▶ _Short problem_:
For the entries below, copy exactly the line that contains "Output the Python" through the line that contains "return (PB - p) / ph", both ends included, and exclude all pictures.

▶ _Records for processing_:
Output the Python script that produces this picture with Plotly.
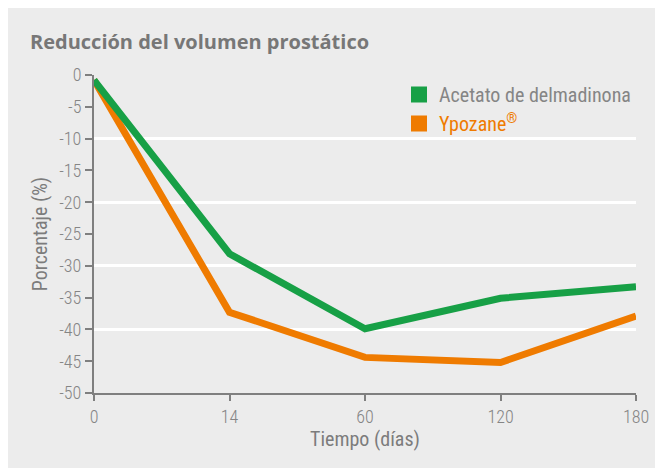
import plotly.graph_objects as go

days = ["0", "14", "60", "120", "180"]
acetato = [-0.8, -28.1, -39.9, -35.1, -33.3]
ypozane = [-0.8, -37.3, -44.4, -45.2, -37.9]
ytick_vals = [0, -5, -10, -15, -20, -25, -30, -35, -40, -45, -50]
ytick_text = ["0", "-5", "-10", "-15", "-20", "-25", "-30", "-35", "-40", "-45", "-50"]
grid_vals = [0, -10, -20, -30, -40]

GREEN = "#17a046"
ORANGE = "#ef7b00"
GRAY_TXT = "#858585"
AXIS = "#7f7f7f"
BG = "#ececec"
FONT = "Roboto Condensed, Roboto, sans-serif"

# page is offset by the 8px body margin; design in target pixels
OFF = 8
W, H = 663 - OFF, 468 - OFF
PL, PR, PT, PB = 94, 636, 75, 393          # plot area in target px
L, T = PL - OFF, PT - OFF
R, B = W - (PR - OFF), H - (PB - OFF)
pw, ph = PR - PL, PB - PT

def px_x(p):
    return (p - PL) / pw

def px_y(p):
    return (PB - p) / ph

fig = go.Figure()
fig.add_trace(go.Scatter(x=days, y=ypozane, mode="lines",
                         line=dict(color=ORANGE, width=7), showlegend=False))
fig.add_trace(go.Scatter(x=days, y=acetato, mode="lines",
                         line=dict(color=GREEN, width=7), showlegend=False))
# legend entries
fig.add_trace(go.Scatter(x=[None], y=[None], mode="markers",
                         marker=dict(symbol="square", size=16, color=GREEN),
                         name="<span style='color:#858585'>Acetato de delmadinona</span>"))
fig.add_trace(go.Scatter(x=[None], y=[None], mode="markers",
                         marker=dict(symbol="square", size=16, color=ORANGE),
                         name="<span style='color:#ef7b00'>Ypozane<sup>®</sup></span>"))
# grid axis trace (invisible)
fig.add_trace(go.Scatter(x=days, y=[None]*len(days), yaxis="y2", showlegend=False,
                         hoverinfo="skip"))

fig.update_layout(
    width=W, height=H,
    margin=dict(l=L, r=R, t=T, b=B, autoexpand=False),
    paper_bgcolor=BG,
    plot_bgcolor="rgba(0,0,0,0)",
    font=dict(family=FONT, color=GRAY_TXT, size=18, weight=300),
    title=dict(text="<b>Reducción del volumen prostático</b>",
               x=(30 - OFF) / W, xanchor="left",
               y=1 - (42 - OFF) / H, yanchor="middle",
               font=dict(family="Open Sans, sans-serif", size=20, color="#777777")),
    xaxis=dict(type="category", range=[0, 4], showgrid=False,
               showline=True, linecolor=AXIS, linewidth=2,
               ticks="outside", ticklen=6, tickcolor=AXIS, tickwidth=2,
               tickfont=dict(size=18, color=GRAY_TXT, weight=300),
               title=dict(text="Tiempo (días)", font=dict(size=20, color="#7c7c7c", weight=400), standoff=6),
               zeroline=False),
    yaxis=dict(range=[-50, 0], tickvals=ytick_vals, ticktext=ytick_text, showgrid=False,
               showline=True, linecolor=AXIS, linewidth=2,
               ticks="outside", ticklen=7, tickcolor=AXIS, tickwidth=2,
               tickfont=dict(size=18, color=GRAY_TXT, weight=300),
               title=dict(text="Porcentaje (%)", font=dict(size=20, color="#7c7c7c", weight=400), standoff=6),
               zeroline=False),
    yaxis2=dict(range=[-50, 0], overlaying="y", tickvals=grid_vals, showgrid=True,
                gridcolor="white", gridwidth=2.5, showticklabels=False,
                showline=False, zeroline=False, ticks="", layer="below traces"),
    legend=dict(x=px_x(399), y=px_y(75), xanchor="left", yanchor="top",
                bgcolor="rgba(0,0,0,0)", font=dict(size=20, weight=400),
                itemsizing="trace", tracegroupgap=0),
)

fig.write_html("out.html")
...
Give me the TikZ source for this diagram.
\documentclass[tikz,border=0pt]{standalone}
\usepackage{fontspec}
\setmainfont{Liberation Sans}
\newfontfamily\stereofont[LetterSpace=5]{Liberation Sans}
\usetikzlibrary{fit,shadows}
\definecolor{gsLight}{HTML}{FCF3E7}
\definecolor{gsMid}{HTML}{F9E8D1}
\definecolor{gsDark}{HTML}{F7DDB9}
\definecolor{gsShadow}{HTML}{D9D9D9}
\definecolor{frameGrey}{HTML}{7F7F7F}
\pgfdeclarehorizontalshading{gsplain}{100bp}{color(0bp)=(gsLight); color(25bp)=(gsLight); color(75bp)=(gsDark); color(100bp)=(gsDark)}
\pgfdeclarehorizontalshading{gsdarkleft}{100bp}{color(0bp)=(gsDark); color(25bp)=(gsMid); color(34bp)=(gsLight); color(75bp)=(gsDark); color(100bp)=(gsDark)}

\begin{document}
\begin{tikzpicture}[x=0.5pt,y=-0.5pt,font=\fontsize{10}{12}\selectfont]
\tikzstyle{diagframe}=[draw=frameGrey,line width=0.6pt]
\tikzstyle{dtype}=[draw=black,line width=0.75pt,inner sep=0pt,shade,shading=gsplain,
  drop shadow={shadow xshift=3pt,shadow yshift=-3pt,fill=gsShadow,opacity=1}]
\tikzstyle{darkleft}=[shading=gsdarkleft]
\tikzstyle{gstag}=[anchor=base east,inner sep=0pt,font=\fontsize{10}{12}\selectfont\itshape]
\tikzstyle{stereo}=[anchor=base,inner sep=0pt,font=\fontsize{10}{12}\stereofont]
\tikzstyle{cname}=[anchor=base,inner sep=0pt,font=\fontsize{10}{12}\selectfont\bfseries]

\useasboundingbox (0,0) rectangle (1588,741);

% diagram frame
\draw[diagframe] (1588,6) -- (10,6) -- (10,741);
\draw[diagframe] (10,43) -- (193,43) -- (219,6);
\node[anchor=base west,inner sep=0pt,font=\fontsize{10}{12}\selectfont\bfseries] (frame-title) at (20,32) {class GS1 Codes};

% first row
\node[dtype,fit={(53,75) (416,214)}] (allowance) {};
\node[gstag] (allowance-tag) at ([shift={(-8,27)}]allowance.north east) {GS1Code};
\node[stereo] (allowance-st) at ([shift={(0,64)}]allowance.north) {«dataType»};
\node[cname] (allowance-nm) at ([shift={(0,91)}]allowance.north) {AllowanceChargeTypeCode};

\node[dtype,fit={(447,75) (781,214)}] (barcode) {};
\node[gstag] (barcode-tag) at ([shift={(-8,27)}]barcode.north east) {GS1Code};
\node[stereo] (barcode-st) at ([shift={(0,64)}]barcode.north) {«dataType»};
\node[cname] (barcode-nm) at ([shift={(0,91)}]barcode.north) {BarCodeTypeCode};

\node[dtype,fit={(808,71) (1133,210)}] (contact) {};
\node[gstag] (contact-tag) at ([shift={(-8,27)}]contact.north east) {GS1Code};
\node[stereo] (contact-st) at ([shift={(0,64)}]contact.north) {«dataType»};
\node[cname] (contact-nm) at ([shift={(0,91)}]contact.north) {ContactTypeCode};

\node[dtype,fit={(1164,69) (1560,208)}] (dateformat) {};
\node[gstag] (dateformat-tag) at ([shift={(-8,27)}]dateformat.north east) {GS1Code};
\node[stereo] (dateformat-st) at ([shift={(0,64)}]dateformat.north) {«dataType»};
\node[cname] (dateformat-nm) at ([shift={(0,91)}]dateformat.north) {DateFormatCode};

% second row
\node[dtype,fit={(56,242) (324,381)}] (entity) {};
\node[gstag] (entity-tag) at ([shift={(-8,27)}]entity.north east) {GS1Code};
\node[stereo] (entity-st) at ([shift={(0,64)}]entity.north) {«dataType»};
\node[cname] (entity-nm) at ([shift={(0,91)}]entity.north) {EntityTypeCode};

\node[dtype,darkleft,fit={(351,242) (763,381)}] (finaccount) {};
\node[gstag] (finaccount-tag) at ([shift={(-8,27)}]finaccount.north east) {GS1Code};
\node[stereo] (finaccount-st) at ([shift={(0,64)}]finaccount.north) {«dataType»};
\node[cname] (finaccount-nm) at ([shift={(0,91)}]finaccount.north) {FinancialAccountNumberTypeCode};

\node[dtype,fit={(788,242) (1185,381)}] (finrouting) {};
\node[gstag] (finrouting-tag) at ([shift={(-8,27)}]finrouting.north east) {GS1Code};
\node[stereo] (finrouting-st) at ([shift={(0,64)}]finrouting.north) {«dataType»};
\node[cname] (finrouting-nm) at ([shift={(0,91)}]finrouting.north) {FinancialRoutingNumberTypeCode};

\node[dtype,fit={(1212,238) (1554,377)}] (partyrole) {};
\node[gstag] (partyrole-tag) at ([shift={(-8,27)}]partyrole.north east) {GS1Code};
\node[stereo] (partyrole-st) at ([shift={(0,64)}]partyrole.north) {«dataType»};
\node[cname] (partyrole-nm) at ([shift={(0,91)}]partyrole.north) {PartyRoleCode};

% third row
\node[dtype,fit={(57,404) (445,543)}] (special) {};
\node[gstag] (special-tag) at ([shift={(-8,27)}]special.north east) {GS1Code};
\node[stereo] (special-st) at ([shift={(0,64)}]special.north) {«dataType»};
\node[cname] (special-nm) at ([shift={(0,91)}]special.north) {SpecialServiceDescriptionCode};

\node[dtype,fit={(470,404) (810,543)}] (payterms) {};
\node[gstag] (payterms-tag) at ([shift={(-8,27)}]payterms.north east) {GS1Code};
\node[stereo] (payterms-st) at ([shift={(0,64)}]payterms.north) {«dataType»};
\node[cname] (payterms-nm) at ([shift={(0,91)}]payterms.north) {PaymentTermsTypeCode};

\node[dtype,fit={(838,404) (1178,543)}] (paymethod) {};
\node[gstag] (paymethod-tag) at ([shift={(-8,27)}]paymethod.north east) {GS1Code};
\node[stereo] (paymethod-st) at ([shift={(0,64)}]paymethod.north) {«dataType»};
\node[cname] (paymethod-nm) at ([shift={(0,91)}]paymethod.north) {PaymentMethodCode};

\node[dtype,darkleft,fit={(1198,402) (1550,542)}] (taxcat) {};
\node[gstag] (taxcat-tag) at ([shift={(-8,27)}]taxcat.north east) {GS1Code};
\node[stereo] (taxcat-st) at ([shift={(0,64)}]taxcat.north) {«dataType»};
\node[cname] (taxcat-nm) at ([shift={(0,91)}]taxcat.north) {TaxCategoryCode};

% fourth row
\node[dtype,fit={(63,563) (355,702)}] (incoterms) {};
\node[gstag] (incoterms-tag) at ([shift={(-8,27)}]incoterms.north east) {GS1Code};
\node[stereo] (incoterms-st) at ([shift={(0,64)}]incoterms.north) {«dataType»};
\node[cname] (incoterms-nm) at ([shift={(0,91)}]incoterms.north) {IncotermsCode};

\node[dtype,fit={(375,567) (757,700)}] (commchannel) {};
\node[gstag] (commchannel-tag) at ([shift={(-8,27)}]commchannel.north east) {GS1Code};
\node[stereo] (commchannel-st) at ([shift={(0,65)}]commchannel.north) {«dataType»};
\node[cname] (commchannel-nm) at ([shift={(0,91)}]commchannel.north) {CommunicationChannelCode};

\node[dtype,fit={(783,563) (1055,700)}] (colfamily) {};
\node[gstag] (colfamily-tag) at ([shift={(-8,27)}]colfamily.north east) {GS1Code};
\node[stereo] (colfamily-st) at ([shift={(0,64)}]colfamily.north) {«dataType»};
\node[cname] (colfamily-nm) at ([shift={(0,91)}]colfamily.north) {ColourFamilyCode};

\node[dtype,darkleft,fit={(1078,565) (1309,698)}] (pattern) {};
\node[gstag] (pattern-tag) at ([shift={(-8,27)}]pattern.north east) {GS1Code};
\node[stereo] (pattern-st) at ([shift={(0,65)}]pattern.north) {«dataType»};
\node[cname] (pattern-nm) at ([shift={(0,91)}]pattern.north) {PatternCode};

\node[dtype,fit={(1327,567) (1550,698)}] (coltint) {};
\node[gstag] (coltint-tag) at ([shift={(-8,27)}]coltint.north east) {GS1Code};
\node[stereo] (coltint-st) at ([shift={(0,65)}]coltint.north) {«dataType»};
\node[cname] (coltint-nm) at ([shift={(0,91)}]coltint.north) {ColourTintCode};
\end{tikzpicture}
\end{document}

▶ _Response to the exercise_:
Output the Python script that produces this picture with Plotly.
import plotly.graph_objects as go

days = ["0", "14", "60", "120", "180"]
acetato = [-0.8, -28.1, -39.9, -35.1, -33.3]
ypozane = [-0.8, -37.3, -44.4, -45.2, -37.9]
ytick_vals = [0, -5, -10, -15, -20, -25, -30, -35, -40, -45, -50]
ytick_text = ["0", "-5", "-10", "-15", "-20", "-25", "-30", "-35", "-40", "-45", "-50"]
grid_vals = [0, -10, -20, -30, -40]

GREEN = "#17a046"
ORANGE = "#ef7b00"
GRAY_TXT = "#858585"
AXIS = "#7f7f7f"
BG = "#ececec"
FONT = "Roboto Condensed, Roboto, sans-serif"

# page is offset by the 8px body margin; design in target pixels
OFF = 8
W, H = 663 - OFF, 468 - OFF
PL, PR, PT, PB = 94, 636, 75, 393          # plot area in target px
L, T = PL - OFF, PT - OFF
R, B = W - (PR - OFF), H - (PB - OFF)
pw, ph = PR - PL, PB - PT

def px_x(p):
    return (p - PL) / pw

def px_y(p):
    return (PB - p) / ph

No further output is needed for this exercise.